The second photo showed Simon with very little change, apart from that the zit near his hairline, just shy of his right temple, had grown bigger and almost looked like a boil.
In the third photo, the zit had swelled threefold and now resembled a lump or a tumour or something. It covered half of his forehead. Simon's skin was pale. His eyes were dark.
In the fourth photo, the lump had swelled to the size of a saucer. It had a few hairs growing from it and its surface was uneven. It had a sizeable dimple in its centre. The pressure of this mass had caused Simon's right eye to bruise. His eyelid was purple and swollen.
In the fifth and final photo, Simon's right eye had completely swelled shut. It looked as if it had been uncomfortably squashed into the crook of his nose, which also appeared broken, and pointed to the left. His mouth was contorted into a painful grimace. The lump had a new shape to it. The bump of something that looked like a nose, complete with a nostril. The curve of what could be described as a lip, with a slight pink colour. Unmistakeably, a circular swell with wrinkles and creases, and eyelashes growing from the centre of it.
We called the police. We showed them the photos. We described what we'd seen - the man who left the house in Simon's place. We told them how Simon had acted the past few months, compared to his rigid routine that we had grown accustomed to. They read from his journal. Nothing came of it, of course. Simon was never found. They came to the consensus that, with his history of disordered behaviour, it was likely that he'd had a breakdown of some description, and that we should assume the worst. We found out in the coming weeks that Simon had no family, and few contacts from the outside world.
Me and Kieran live with his sister and her girlfriend now. Sometimes I ask him, not for the first time, to describe the man who left the house that night, but Kieran's always hazy on the details.

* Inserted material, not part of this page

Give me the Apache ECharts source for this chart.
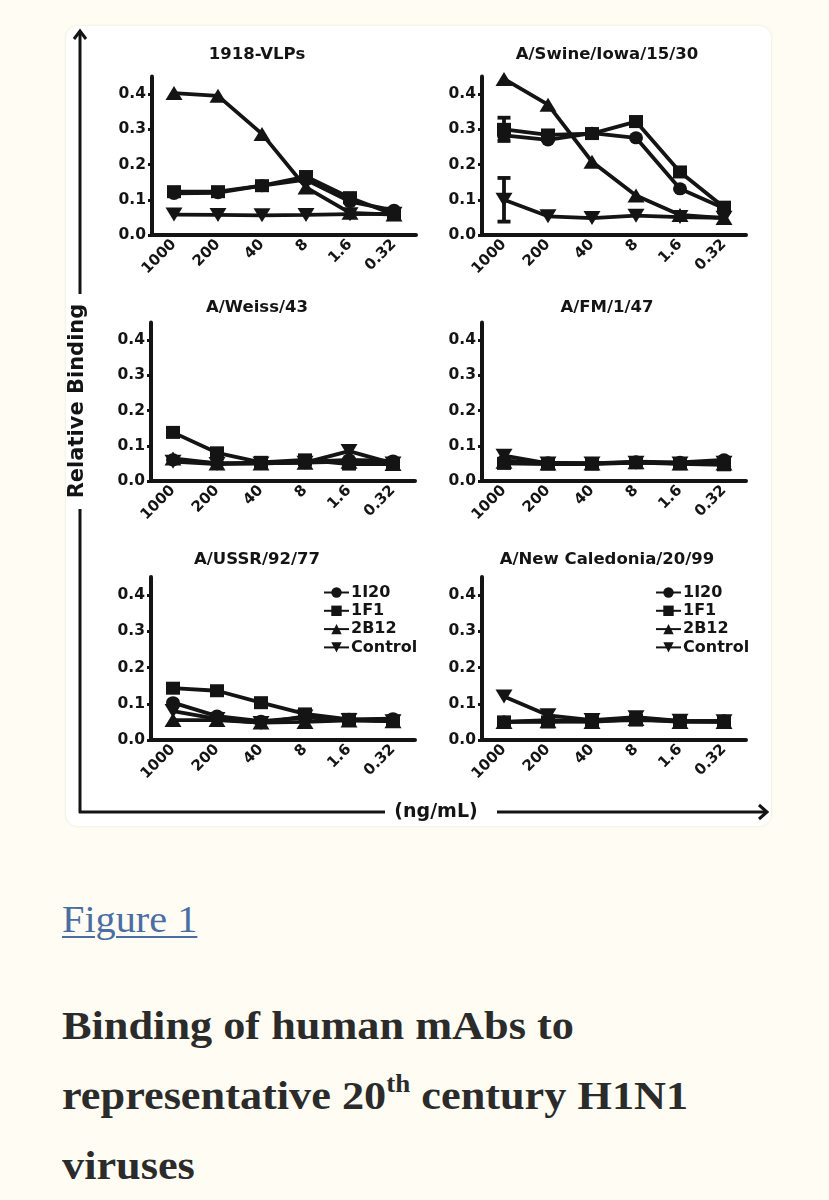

I'm at the point now where I'm almost sure we'll never see Simon again, but this other man, or this thing - if I pass him on the street, or see him in line at the movies. If he has friends. If it keeps a diary or a routine. I want to think that some part of me will know that it's him. I don't know what I'll do, but part of me thinks that I'll know him, leading the life that should have been Simon's. He will be familiar, but slightly off. I will look at it and get a sense that I've seen him before, even if he has become completely unrecognisable.